__WHAT THE TASK ASKS__:
Leaving out the pictures, transcribe all of the records faithfully.

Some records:
——————
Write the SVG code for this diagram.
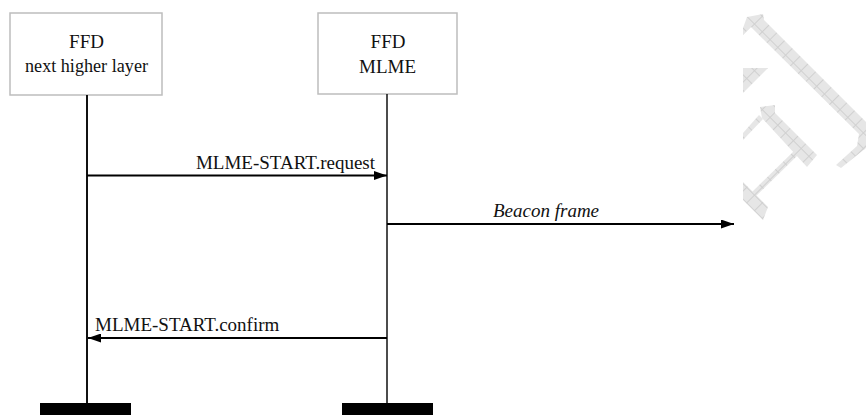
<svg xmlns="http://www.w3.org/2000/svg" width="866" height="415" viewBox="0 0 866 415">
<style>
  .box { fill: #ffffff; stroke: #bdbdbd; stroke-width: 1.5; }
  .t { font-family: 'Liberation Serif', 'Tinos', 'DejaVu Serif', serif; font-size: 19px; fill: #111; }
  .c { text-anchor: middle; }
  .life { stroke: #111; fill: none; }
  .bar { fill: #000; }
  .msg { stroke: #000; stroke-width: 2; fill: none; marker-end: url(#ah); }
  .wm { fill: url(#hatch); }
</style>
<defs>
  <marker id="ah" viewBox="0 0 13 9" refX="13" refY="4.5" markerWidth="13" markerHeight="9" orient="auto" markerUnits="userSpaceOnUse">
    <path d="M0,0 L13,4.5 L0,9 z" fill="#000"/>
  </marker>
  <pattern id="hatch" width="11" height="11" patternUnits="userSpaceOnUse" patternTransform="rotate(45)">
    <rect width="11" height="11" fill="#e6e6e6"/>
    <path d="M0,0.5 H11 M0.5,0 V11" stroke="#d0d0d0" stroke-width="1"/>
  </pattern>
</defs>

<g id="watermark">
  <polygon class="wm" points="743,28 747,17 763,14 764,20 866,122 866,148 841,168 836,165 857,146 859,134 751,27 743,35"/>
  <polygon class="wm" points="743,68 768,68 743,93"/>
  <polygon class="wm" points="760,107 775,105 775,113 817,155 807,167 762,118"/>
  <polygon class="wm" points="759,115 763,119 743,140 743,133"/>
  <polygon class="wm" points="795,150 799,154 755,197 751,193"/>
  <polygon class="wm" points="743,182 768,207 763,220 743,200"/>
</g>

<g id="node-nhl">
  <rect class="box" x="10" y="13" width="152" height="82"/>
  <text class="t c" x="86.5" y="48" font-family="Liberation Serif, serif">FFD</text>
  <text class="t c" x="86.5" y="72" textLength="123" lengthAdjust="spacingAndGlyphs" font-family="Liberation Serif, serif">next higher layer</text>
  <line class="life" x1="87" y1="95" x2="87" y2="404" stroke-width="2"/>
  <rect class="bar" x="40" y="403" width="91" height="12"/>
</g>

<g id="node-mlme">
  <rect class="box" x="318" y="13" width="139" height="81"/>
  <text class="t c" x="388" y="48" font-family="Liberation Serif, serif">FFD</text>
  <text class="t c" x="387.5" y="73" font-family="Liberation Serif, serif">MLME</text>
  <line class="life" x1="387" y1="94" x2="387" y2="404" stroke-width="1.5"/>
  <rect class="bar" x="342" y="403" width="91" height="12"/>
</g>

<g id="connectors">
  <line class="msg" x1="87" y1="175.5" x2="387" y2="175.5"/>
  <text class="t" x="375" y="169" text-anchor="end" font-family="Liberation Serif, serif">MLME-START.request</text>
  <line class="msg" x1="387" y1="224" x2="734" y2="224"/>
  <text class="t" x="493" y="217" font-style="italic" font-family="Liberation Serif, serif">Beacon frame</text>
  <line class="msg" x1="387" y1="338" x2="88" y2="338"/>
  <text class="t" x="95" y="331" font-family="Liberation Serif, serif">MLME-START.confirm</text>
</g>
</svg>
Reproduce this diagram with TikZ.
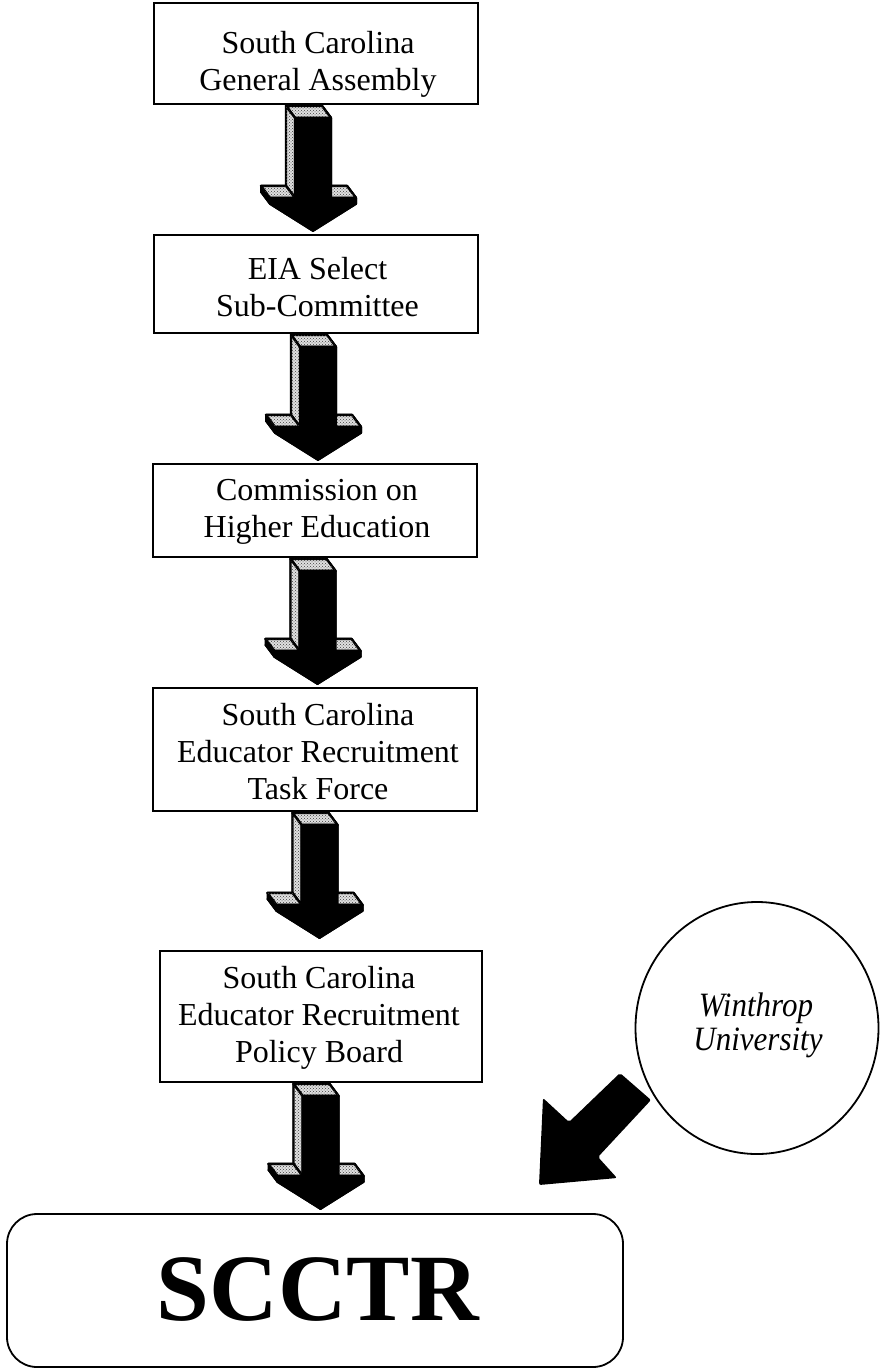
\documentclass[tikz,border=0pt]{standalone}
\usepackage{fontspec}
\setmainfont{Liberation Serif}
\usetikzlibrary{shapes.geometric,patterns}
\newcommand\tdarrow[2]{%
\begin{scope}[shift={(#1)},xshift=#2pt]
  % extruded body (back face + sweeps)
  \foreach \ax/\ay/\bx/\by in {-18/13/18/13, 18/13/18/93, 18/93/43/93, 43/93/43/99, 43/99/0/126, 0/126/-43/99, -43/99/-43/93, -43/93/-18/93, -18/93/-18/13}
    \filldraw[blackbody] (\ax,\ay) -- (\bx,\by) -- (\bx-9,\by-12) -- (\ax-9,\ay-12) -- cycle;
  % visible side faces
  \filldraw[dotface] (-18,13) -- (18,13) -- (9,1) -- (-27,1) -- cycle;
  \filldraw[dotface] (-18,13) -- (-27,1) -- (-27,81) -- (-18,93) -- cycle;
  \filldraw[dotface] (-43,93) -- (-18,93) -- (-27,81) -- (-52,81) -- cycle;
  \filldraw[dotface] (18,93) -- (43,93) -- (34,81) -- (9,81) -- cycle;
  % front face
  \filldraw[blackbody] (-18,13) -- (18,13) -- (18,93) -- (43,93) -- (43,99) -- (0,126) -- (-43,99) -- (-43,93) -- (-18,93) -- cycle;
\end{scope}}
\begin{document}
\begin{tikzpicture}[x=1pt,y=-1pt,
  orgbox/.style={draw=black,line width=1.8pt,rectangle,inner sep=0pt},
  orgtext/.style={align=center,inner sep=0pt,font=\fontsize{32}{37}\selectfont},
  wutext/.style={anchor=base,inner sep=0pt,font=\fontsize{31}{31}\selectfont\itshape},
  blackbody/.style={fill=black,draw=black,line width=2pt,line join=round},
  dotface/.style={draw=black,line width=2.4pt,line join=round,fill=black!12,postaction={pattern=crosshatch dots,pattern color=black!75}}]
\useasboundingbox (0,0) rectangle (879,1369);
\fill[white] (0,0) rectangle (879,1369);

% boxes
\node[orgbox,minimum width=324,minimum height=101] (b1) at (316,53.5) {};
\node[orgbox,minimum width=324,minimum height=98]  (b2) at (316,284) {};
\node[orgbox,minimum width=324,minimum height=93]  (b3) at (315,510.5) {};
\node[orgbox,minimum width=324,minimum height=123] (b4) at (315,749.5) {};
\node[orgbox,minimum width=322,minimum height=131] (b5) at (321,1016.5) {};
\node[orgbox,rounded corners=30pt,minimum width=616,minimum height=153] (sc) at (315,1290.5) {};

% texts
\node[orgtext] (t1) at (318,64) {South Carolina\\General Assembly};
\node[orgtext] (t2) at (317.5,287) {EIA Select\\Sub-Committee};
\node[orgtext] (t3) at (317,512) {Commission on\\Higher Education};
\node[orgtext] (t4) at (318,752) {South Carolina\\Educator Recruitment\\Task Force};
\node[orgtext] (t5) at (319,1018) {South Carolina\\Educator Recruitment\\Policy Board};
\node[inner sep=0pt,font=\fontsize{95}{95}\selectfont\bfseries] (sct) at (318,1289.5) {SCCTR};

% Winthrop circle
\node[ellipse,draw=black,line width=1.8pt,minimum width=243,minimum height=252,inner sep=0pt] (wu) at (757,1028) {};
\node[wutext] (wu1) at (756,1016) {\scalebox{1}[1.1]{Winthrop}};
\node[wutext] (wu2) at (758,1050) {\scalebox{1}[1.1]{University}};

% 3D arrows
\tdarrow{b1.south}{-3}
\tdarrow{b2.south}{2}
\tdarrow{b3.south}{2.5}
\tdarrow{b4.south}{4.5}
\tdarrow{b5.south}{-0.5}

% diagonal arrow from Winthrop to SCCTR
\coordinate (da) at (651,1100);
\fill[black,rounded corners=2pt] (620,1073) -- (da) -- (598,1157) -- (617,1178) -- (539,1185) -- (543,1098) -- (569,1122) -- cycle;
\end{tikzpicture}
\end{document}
——————
__COMPLETED EXERCISE__:
Write the SVG code for this diagram.
<svg xmlns="http://www.w3.org/2000/svg" width="866" height="415" viewBox="0 0 866 415">
<style>
  .box { fill: #ffffff; stroke: #bdbdbd; stroke-width: 1.5; }
  .t { font-family: 'Liberation Serif', 'Tinos', 'DejaVu Serif', serif; font-size: 19px; fill: #111; }
  .c { text-anchor: middle; }
  .life { stroke: #111; fill: none; }
  .bar { fill: #000; }
  .msg { stroke: #000; stroke-width: 2; fill: none; marker-end: url(#ah); }
  .wm { fill: url(#hatch); }
</style>
<defs>
  <marker id="ah" viewBox="0 0 13 9" refX="13" refY="4.5" markerWidth="13" markerHeight="9" orient="auto" markerUnits="userSpaceOnUse">
    <path d="M0,0 L13,4.5 L0,9 z" fill="#000"/>
  </marker>
  <pattern id="hatch" width="11" height="11" patternUnits="userSpaceOnUse" patternTransform="rotate(45)">
    <rect width="11" height="11" fill="#e6e6e6"/>
    <path d="M0,0.5 H11 M0.5,0 V11" stroke="#d0d0d0" stroke-width="1"/>
  </pattern>
</defs>

<g id="watermark">
  <polygon class="wm" points="743,28 747,17 763,14 764,20 866,122 866,148 841,168 836,165 857,146 859,134 751,27 743,35"/>
  <polygon class="wm" points="743,68 768,68 743,93"/>
  <polygon class="wm" points="760,107 775,105 775,113 817,155 807,167 762,118"/>
  <polygon class="wm" points="759,115 763,119 743,140 743,133"/>
  <polygon class="wm" points="795,150 799,154 755,197 751,193"/>
  <polygon class="wm" points="743,182 768,207 763,220 743,200"/>
</g>

<g id="node-nhl">
  <rect class="box" x="10" y="13" width="152" height="82"/>
  <text class="t c" x="86.5" y="48" font-family="Liberation Serif, serif">FFD</text>
  <text class="t c" x="86.5" y="72" textLength="123" lengthAdjust="spacingAndGlyphs" font-family="Liberation Serif, serif">next higher layer</text>
  <line class="life" x1="87" y1="95" x2="87" y2="404" stroke-width="2"/>
  <rect class="bar" x="40" y="403" width="91" height="12"/>
</g>

<g id="node-mlme">
  <rect class="box" x="318" y="13" width="139" height="81"/>
  <text class="t c" x="388" y="48" font-family="Liberation Serif, serif">FFD</text>
  <text class="t c" x="387.5" y="73" font-family="Liberation Serif, serif">MLME</text>
  <line class="life" x1="387" y1="94" x2="387" y2="404" stroke-width="1.5"/>
  <rect class="bar" x="342" y="403" width="91" height="12"/>
</g>

<g id="connectors">
  <line class="msg" x1="87" y1="175.5" x2="387" y2="175.5"/>
  <text class="t" x="375" y="169" text-anchor="end" font-family="Liberation Serif, serif">MLME-START.request</text>
  <line class="msg" x1="387" y1="224" x2="734" y2="224"/>
  <text class="t" x="493" y="217" font-style="italic" font-family="Liberation Serif, serif">Beacon frame</text>
  <line class="msg" x1="387" y1="338" x2="88" y2="338"/>
  <text class="t" x="95" y="331" font-family="Liberation Serif, serif">MLME-START.confirm</text>
</g>
</svg>
Reproduce this diagram with TikZ.
\documentclass[tikz,border=0pt]{standalone}
\usepackage{fontspec}
\setmainfont{Liberation Serif}
\usetikzlibrary{shapes.geometric,patterns}
\newcommand\tdarrow[2]{%
\begin{scope}[shift={(#1)},xshift=#2pt]
  % extruded body (back face + sweeps)
  \foreach \ax/\ay/\bx/\by in {-18/13/18/13, 18/13/18/93, 18/93/43/93, 43/93/43/99, 43/99/0/126, 0/126/-43/99, -43/99/-43/93, -43/93/-18/93, -18/93/-18/13}
    \filldraw[blackbody] (\ax,\ay) -- (\bx,\by) -- (\bx-9,\by-12) -- (\ax-9,\ay-12) -- cycle;
  % visible side faces
  \filldraw[dotface] (-18,13) -- (18,13) -- (9,1) -- (-27,1) -- cycle;
  \filldraw[dotface] (-18,13) -- (-27,1) -- (-27,81) -- (-18,93) -- cycle;
  \filldraw[dotface] (-43,93) -- (-18,93) -- (-27,81) -- (-52,81) -- cycle;
  \filldraw[dotface] (18,93) -- (43,93) -- (34,81) -- (9,81) -- cycle;
  % front face
  \filldraw[blackbody] (-18,13) -- (18,13) -- (18,93) -- (43,93) -- (43,99) -- (0,126) -- (-43,99) -- (-43,93) -- (-18,93) -- cycle;
\end{scope}}
\begin{document}
\begin{tikzpicture}[x=1pt,y=-1pt,
  orgbox/.style={draw=black,line width=1.8pt,rectangle,inner sep=0pt},
  orgtext/.style={align=center,inner sep=0pt,font=\fontsize{32}{37}\selectfont},
  wutext/.style={anchor=base,inner sep=0pt,font=\fontsize{31}{31}\selectfont\itshape},
  blackbody/.style={fill=black,draw=black,line width=2pt,line join=round},
  dotface/.style={draw=black,line width=2.4pt,line join=round,fill=black!12,postaction={pattern=crosshatch dots,pattern color=black!75}}]
\useasboundingbox (0,0) rectangle (879,1369);
\fill[white] (0,0) rectangle (879,1369);

% boxes
\node[orgbox,minimum width=324,minimum height=101] (b1) at (316,53.5) {};
\node[orgbox,minimum width=324,minimum height=98]  (b2) at (316,284) {};
\node[orgbox,minimum width=324,minimum height=93]  (b3) at (315,510.5) {};
\node[orgbox,minimum width=324,minimum height=123] (b4) at (315,749.5) {};
\node[orgbox,minimum width=322,minimum height=131] (b5) at (321,1016.5) {};
\node[orgbox,rounded corners=30pt,minimum width=616,minimum height=153] (sc) at (315,1290.5) {};

% texts
\node[orgtext] (t1) at (318,64) {South Carolina\\General Assembly};
\node[orgtext] (t2) at (317.5,287) {EIA Select\\Sub-Committee};
\node[orgtext] (t3) at (317,512) {Commission on\\Higher Education};
\node[orgtext] (t4) at (318,752) {South Carolina\\Educator Recruitment\\Task Force};
\node[orgtext] (t5) at (319,1018) {South Carolina\\Educator Recruitment\\Policy Board};
\node[inner sep=0pt,font=\fontsize{95}{95}\selectfont\bfseries] (sct) at (318,1289.5) {SCCTR};

% Winthrop circle
\node[ellipse,draw=black,line width=1.8pt,minimum width=243,minimum height=252,inner sep=0pt] (wu) at (757,1028) {};
\node[wutext] (wu1) at (756,1016) {\scalebox{1}[1.1]{Winthrop}};
\node[wutext] (wu2) at (758,1050) {\scalebox{1}[1.1]{University}};

% 3D arrows
\tdarrow{b1.south}{-3}
\tdarrow{b2.south}{2}
\tdarrow{b3.south}{2.5}
\tdarrow{b4.south}{4.5}
\tdarrow{b5.south}{-0.5}

% diagonal arrow from Winthrop to SCCTR
\coordinate (da) at (651,1100);
\fill[black,rounded corners=2pt] (620,1073) -- (da) -- (598,1157) -- (617,1178) -- (539,1185) -- (543,1098) -- (569,1122) -- cycle;
\end{tikzpicture}
\end{document}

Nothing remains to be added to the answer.